El austero Salazar -cara de galgo, nariz aguileña, pelo relamido- dirigía las conciencias lusitanas con avemarías y mano de hierro. No obstante, acataba sin rechistar, en el palacete lisboeta de São Bento o en la residencia veraniega de São João do Estoril, las órdenes de María de Jesús Caetano Freire, la altiva gobernanta que había contratado a Rosália cuando a esta aún le duraba en los labios el asombro de Lisboa, adonde había llegado por mediación de la mujer de su hermano. No había cumplido los 14 años cuando Rosália estrechó la mano del dictador. Fue la última de las ocho criadas que le servirían, y la más joven. «Quizá por eso se encariñó conmigo», aventura. «Nuestra relación, más que de criada y señor, se parecía a la de padre e hija».
Irrumpen en el obrador los primeros turistas norteamericanos, para quienes el pan de Rosália es la única verdad histórica, y comestible además. Saludan en inglés, por supuesto, como si entrasen a desayunar entre diamantes en el Tiffany de la Quinta Avenida.
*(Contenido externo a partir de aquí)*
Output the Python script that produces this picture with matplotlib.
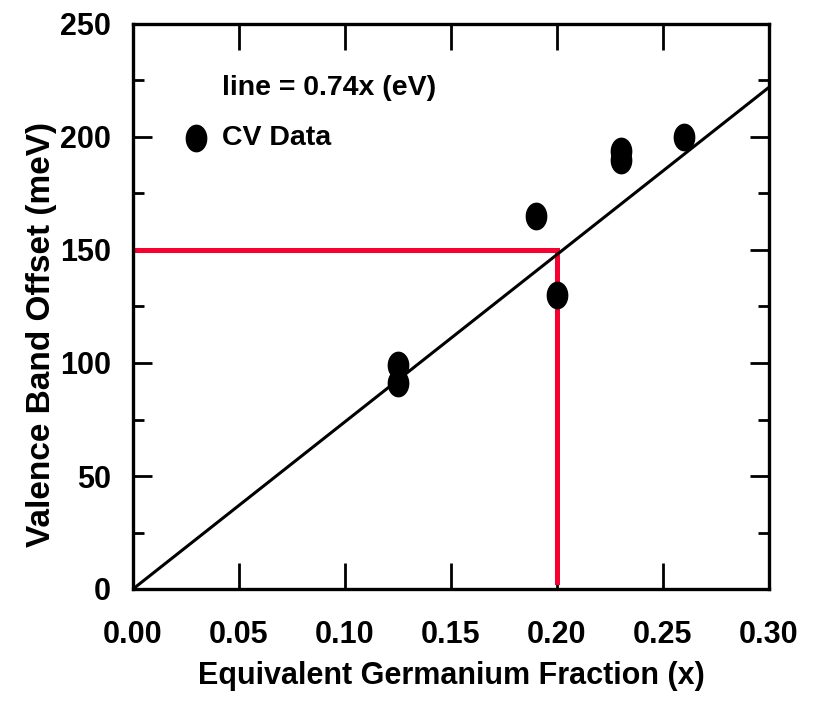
import numpy as np
import matplotlib
matplotlib.use("Agg")
import matplotlib.pyplot as plt
from matplotlib import font_manager
from matplotlib.path import Path

# Data
x_data = [0.125, 0.125, 0.19, 0.20, 0.23, 0.23, 0.26]
y_data = [99, 91, 165, 130, 194, 190, 200]
slope_meV = 740  # line = 0.74x (eV)
line_x = [0.0, 0.30]
guide_x = 0.20
guide_y = 150
x_ticks = [0.00, 0.05, 0.10, 0.15, 0.20, 0.25, 0.30]
y_ticks = [0, 50, 100, 150, 200, 250]

names = {f.name for f in font_manager.fontManager.ttflist}
fam = "Liberation Sans Narrow" if "Liberation Sans Narrow" in names else "Liberation Sans"
plt.rcParams['font.family'] = [fam, 'DejaVu Sans']
plt.rcParams['font.weight'] = 'bold'

fig = plt.figure(figsize=(8.14, 7.04), dpi=100)
ax = fig.add_axes([133/814, 1-589/704, (769-133)/814, (589-24)/704])

# elliptical marker (taller than wide)
t = np.linspace(0, 2*np.pi, 60)
verts = np.column_stack([0.77*np.cos(t), np.sin(t)])
ell = Path(verts, closed=True)

lx = np.array(line_x)
ax.plot(lx, slope_meV*lx, color='black', lw=2.2, zorder=3)
ax.plot([0, guide_x, guide_x], [guide_y, guide_y, 3], color='#f5002f', lw=3.6, zorder=2, solid_joinstyle='miter')
ax.plot(x_data, y_data, linestyle='none', marker=ell, markersize=19, color='black', zorder=4)

ax.set_xlim(0, 0.30)
ax.set_ylim(0, 250)
ax.set_xticks(x_ticks)
ax.set_xticklabels([f"{v:.2f}" for v in x_ticks])
ax.set_yticks(y_ticks)
ax.set_yticks(np.arange(25, 250, 50), minor=True)

for s in ax.spines.values():
    s.set_linewidth(2.4)

ax.tick_params(axis='x', which='major', direction='in', length=19, width=2, top=True, bottom=True,
               labelsize=22, pad=22)
ax.tick_params(axis='y', which='major', direction='in', length=14, width=2, left=True, right=True,
               labelsize=22, pad=16)
ax.tick_params(axis='y', which='minor', direction='in', length=8, width=2, left=True, right=True)
for lab in ax.get_xticklabels() + ax.get_yticklabels():
    lab.set_fontweight('bold')

ax.set_xlabel("Equivalent Germanium Fraction (x)", fontsize=22, fontweight='bold', labelpad=8)
ax.set_ylabel("Valence Band Offset (meV)", fontsize=24, fontweight='bold')
ax.yaxis.set_label_coords(-0.12, 0.451)

ax.text(222/814, 1-88/704, "line = 0.74x (eV)", transform=fig.transFigure, fontsize=20.5,
        fontweight='bold', va='center', ha='left')
ax.text(222/814, 1-138/704, "CV Data", transform=fig.transFigure, fontsize=20.5,
        fontweight='bold', va='center', ha='left')
fig.lines.append(plt.Line2D([196/814], [1-138/704], transform=fig.transFigure, marker=ell,
                            markersize=19, color='black', linestyle='none'))

fig.savefig("out.png", dpi=100)
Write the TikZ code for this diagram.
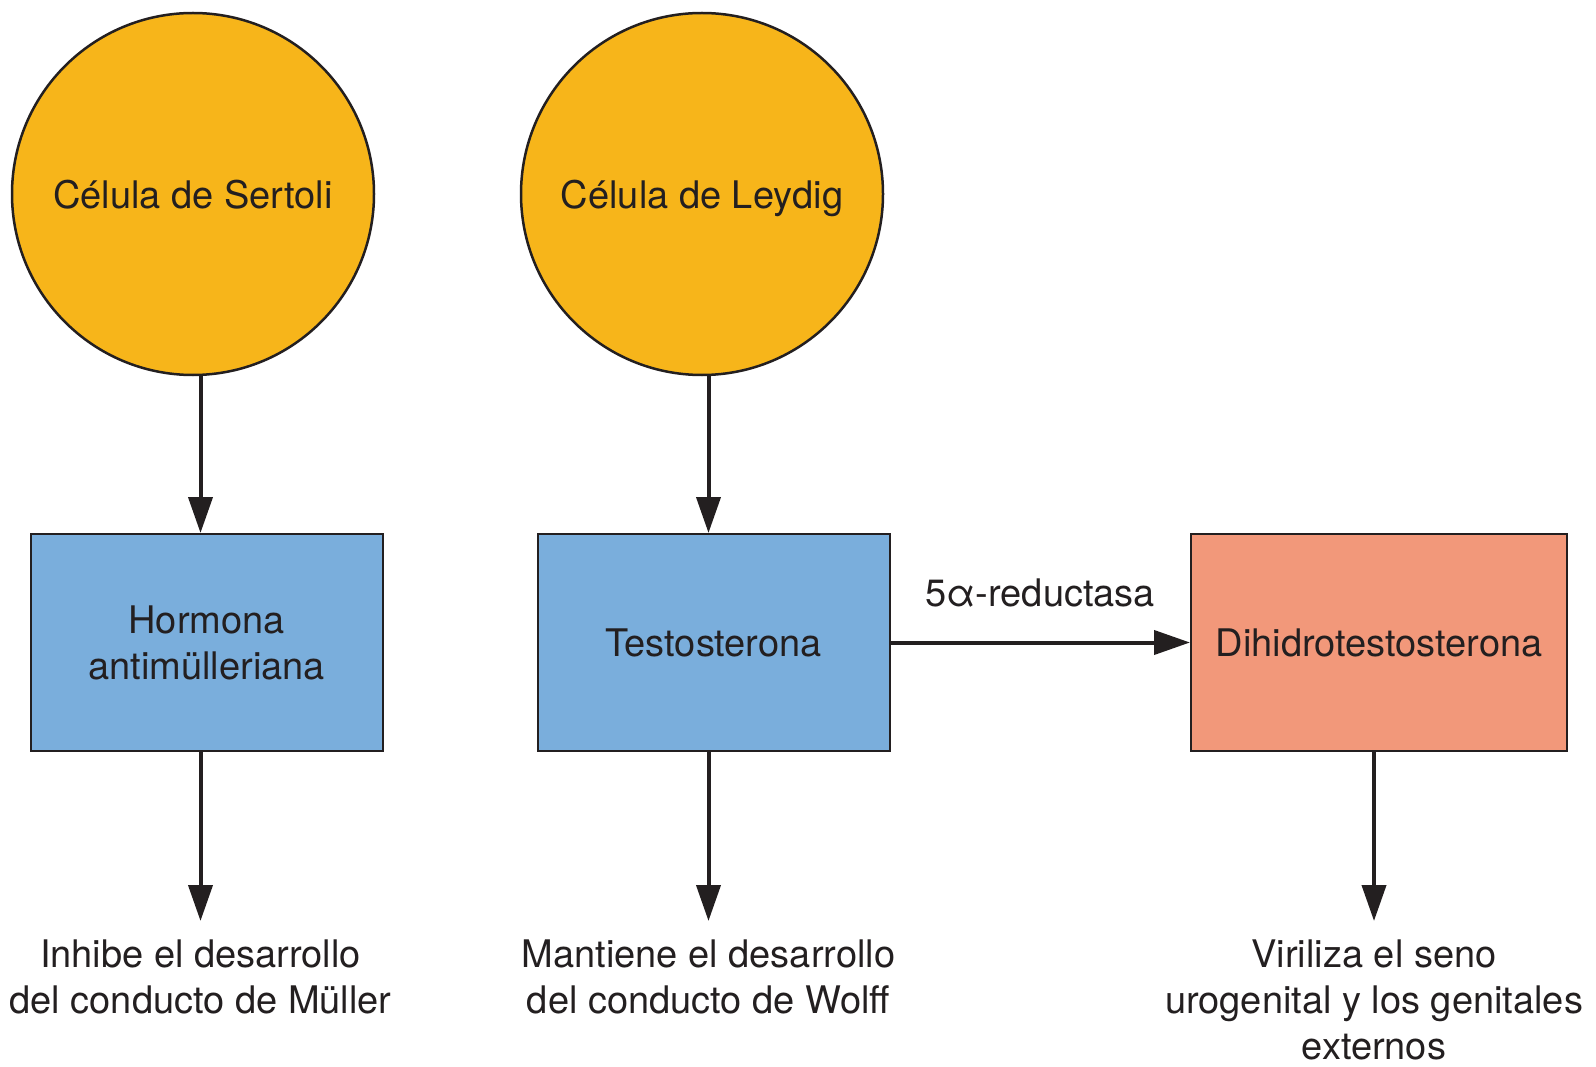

Quizá ignoran que, en una votación popular organizada por la Radio Televisión Portuguesa (RTP), Salazar fue elegido el portugués más influyente de la historia lusitana. Pero ¿qué es la historia comparada con el esplendor de estas hogazas?
Todavía con el recuerdo del aroma del pan de Favaios en la nariz, yo también he tenido un sueño. Es este: si estuviera en la ONU, propondría sustituir como símbolo de la paz a la sucia y diarreica paloma por un pan recién horneado de Rosália. Todos -incluidas las carrocerías de los coches- saldríamos ganando.